There are 60 nannies and two billies at Mme Jullian's farm. The nannies were overjoyed to receive visitors. If you move your hands over their heads to pet them, they think you're offering food and try to eat it, but if you pet under the chin, they know you are giving affection. At six months old, they start visiting the billy. We saw the billies too, but they were too tired to come say hello.
Mme Jullian makes a fresh raw milk goat cheese that's locally known as Picodon cheese. It's one of many agricultural products that have AOC (appellation d’origine contrôlée) status.

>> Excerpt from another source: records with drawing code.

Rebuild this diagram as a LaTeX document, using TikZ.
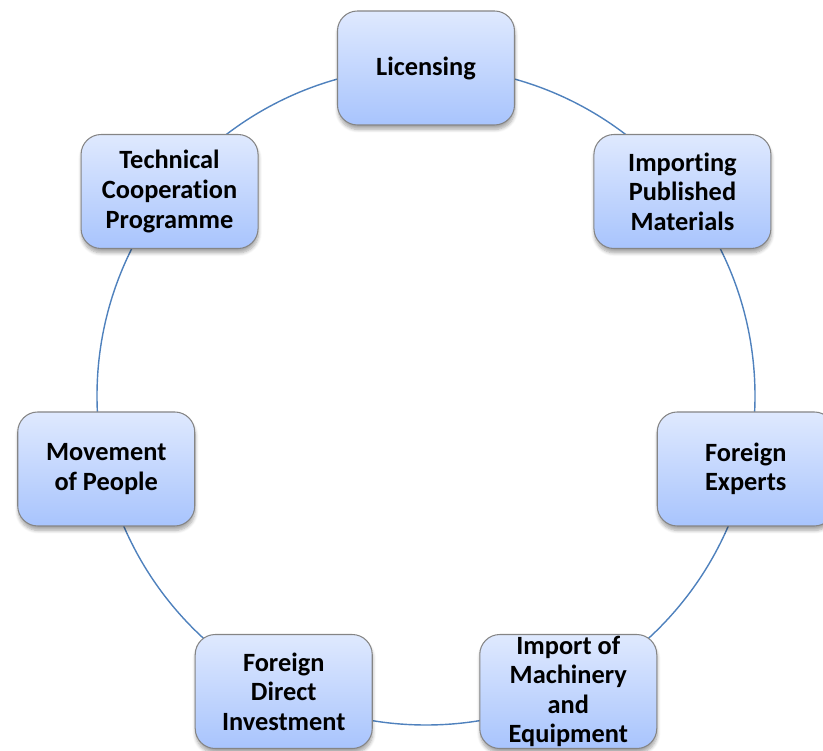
\documentclass[tikz,border=0pt]{standalone}
\usepackage{fontspec}
\setmainfont{Carlito}[Ligatures=NoCommon]
\usetikzlibrary{shadows.blur}

\definecolor{boxtop}{HTML}{DFE9FE}
\definecolor{boxbottom}{HTML}{A8C4FD}
\definecolor{boxline}{HTML}{858585}
\definecolor{ringblue}{HTML}{4F81BD}

\tikzset{
    stage/.style={draw=boxline, line width=0.6pt, rectangle, rounded corners=0.4cm,
        minimum width=3.54cm, minimum height=2.28cm, inner sep=0pt,
        top color=boxtop, bottom color=boxbottom, align=center,
        font=\fontsize{15}{16.8}\selectfont\bfseries,
        blur shadow={shadow xshift=0.3pt, shadow yshift=-2.5pt, shadow blur steps=6, shadow opacity=35}},
    ring/.style={draw=ringblue, line width=0.8pt}
}

\begin{document}
\begin{tikzpicture}
        \useasboundingbox (-8.52,7.92) rectangle (7.94,-7.10);
        \coordinate (hub) at (0,0);

        % Ring
        \draw[ring] (hub) circle[radius=6.58];

        % Nodes
        \node (licensing) [stage] at (90:6.56) {Licensing};
        \node (published) [stage] at (38.57:6.56) {Importing\\Published\\Materials};
        \node (experts) [stage] at (-12.86:6.56) {Foreign\\Experts};
        \node (machinery) [stage] at (-64.29:6.56) {Import of\\Machinery\\and\\Equipment};
        \node (fdi) [stage] at (-115.71:6.56) {Foreign\\Direct\\Investment};
        \node (people) [stage] at (-167.14:6.56) {Movement\\of People};
        \node (cooperation) [stage] at (141.43:6.56) {Technical\\Cooperation\\Programme};
    \end{tikzpicture}
\end{document}
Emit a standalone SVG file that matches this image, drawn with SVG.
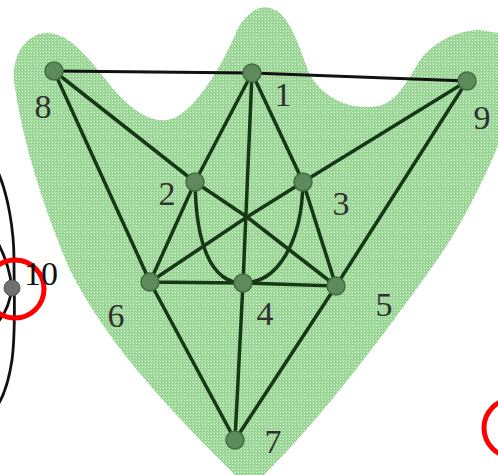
<svg xmlns="http://www.w3.org/2000/svg" width="498" height="475" viewBox="0 0 498 475">
<defs>
<pattern id="tex" width="3" height="3" patternUnits="userSpaceOnUse">
<rect width="3" height="3" fill="#96d491"/>
<rect x="1" y="1" width="1" height="1" fill="#eaf7e8"/>
<rect x="0" y="0" width="1" height="1" fill="#c2e7bd"/>
</pattern>
<style>
.e{stroke:#163816;stroke-width:3.5;fill:none;stroke-linecap:round}
.t{stroke:#111;stroke-width:2.8;fill:none}
.n{fill:#5e8b5c;stroke:#426e42;stroke-width:1.5}
.l{font-family:"Liberation Serif",serif;font-size:34px;fill:#303030;text-anchor:middle}
</style>
</defs>
<path id="blob" fill="url(#tex)" d="M47,33 C70,33 90,60 110,85 C130,110 150,122 167,120 C190,118 220,70 235,35 C245,12 260,5 270,8 C290,12 300,50 310,75 C325,100 350,108 371,107 C395,106 405,85 420,60 C435,40 460,30 480,30 L510,35 L510,115 C490,170 460,230 430,270 C380,340 320,420 261,478 L240,480 C180,420 110,350 70,270 C40,200 20,130 14,80 C12,50 30,33 47,33 Z"/>
<g id="connectors">
<path class="t" d="M54,71 L252,73 L467,81"/>
<path class="e" d="M54,71 L195,182 L247,217 L336,286"/>
<path class="e" d="M467,81 L303,182 L247,217 L150,282"/>
<path class="e" d="M54,71 L150,282 L235,440 L243,283 L252,73"/>
<path class="e" d="M467,81 L336,286 L235,440"/>
<path class="e" d="M252,73 L195,182 L150,282 L243,283 L336,286 L303,182 L252,73"/>
<path class="e" d="M195,182 C196,242 210,283 243,283"/>
<path class="e" d="M303,182 C302,242 278,283 243,283"/>
<path fill="none" stroke="#111" stroke-width="2.8" d="M-2,172 C8,195 14,230 14,260 C14,300 16,330 12,360 C9,380 4,395 -2,405"/>
<path fill="none" stroke="#111" stroke-width="2.8" d="M-2,243 C6,258 10,272 12,288 C10,302 5,314 -2,322"/>
</g>
<circle cx="15" cy="289" r="29" fill="none" stroke="#f00" stroke-width="5"/>
<circle cx="513" cy="428" r="29" fill="none" stroke="#f00" stroke-width="5"/>
<g id="n8"><circle class="n" cx="54" cy="71" r="9"/><text class="l" x="43" y="118">8</text></g>
<g id="n1"><circle class="n" cx="252" cy="73" r="9"/><text class="l" x="283" y="106">1</text></g>
<g id="n9"><circle class="n" cx="467" cy="81" r="9"/><text class="l" x="482" y="129">9</text></g>
<g id="n2"><circle class="n" cx="195" cy="182" r="9"/><text class="l" x="167" y="205">2</text></g>
<g id="n3"><circle class="n" cx="303" cy="182" r="9"/><text class="l" x="341" y="215">3</text></g>
<g id="n6"><circle class="n" cx="150" cy="282" r="9"/><text class="l" x="116" y="327">6</text></g>
<g id="n4"><circle class="n" cx="243" cy="283" r="9"/><text class="l" x="265" y="325">4</text></g>
<g id="n5"><circle class="n" cx="336" cy="286" r="9"/><text class="l" x="384" y="316">5</text></g>
<g id="n7"><circle class="n" cx="235" cy="440" r="9"/><text class="l" x="273" y="453">7</text></g>
<g id="n10"><circle cx="12" cy="288" r="8" fill="#707070" stroke="#555" stroke-width="1"/><text class="l" x="41" y="285" style="fill:#111">10</text></g>
</svg>
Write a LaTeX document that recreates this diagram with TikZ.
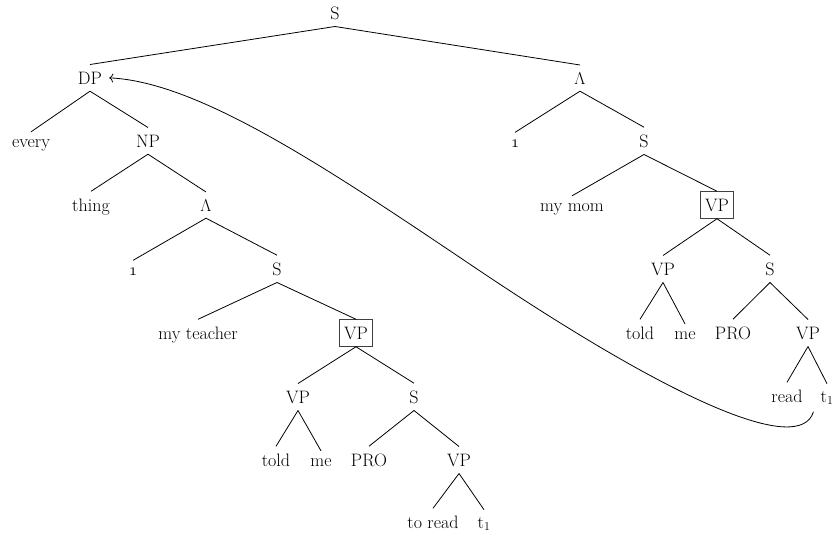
\documentclass[tikz,border=0pt]{standalone}
\usepackage{fontspec}
\usetikzlibrary{arrows.meta}
\begin{document}
\begin{tikzpicture}[x=1pt,y=-1pt,
  font=\fontsize{18}{21}\selectfont,
  nd/.style={anchor=base,inner xsep=7pt,inner ysep=7pt},
  boxed/.style={anchor=base,draw=black!75,line width=0.9pt,inner xsep=5pt,inner ysep=7pt},
  edge/.style={line width=0.8pt}]
\useasboundingbox (0,0) rectangle (837,533);
% root
\node[nd] (S0) at (335,19) {S};
% left part
\node[nd] (DP) at (90,84) {DP};
\node[nd] (every) at (31,147) {every};
\node[nd] (NP) at (148,147) {NP};
\node[nd] (thing) at (91,211) {thing};
\node[nd] (LamL) at (206,211) {$\Lambda$};
\node[nd] (oneL) at (133,275) {$\mathnormal{1}$};
\node[nd] (SL) at (277,275) {S};
\node[nd] (teacher) at (198,339) {my teacher};
\node[boxed] (VPbL) at (356,339) {VP};
\node[nd] (VPL) at (298,403) {VP};
\node[nd] (SL2) at (414,403) {S};
\node[nd] (toldL) at (276,466) {told};
\node[nd] (meL) at (321,466) {me};
\node[nd] (PROL) at (369,466) {PRO};
\node[nd] (VPL2) at (459,466) {VP};
\node[nd] (toread) at (433,528) {to read};
\node[nd] (tL) at (484,528) {t$_1$};
% right part
\node[nd] (LamR) at (580,84) {$\Lambda$};
\node[nd] (oneR) at (515,147) {$\mathnormal{1}$};
\node[nd] (SR) at (644,147) {S};
\node[nd] (mom) at (572,211) {my mom};
\node[boxed] (VPbR) at (717,211) {VP};
\node[nd] (VPR) at (663,275) {VP};
\node[nd] (SR2) at (770,275) {S};
\node[nd] (toldR) at (640,339) {told};
\node[nd] (meR) at (685,339) {me};
\node[nd] (PROR) at (733,339) {PRO};
\node[nd] (VPR2) at (808,339) {VP};
\node[nd] (read) at (787,402) {read};
\node[nd] (tR) at (827,402) {t$_1$};
% edges
\foreach \a/\b in {S0/DP,S0/LamR,DP/every,DP/NP,NP/thing,NP/LamL,LamL/oneL,LamL/SL,
  SL/teacher,SL/VPbL,VPbL/VPL,VPbL/SL2,VPL/toldL,VPL/meL,SL2/PROL,SL2/VPL2,VPL2/toread,VPL2/tL,
  LamR/oneR,LamR/SR,SR/mom,SR/VPbR,VPbR/VPR,VPbR/SR2,VPR/toldR,VPR/meR,SR2/PROR,SR2/VPR2,VPR2/read,VPR2/tR}
  \draw[edge] (\a.south) -- (\b.north);
% movement arrow
\coordinate (mid) at (480,271);
\draw[edge,-{To[length=4pt,width=9pt]}] (tR.south west) .. controls (800,455) and (680,405) .. (mid)
  .. controls (330,170) and (200,82) .. (DP.east);
\end{tikzpicture}
\end{document}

She pours the milk into these small moulds that have tiny holes and adds a little bit of rennet and salt. Then the little rounds dry in her fridge for two to four weeks.
Some goats in the region live even higher in the mountains and graze on the wild mountain thyme that grows at those altitudes, which gives their milk and its cheeses a special flavour.
I don't think these cheeses make it to Canada, and that's too bad because they are delicious! Susan says that cheeses cured over 60 days are allowed into the United States, but the fresher raw milk cheese like the ones chez Mme Jullian are all too young to make it over.
We saw Picodon cheese everywhere in the supermarkets. Young cheeses, like the day-olds we ate for lunch, can lose a lot of weight during the aging process and develop a rind and a hardened centre. The flavour is so concentrated that it "piques at your dents" (teeth). I preferred the younger versions, but I can see how the aged Picodon could become an aquired taste.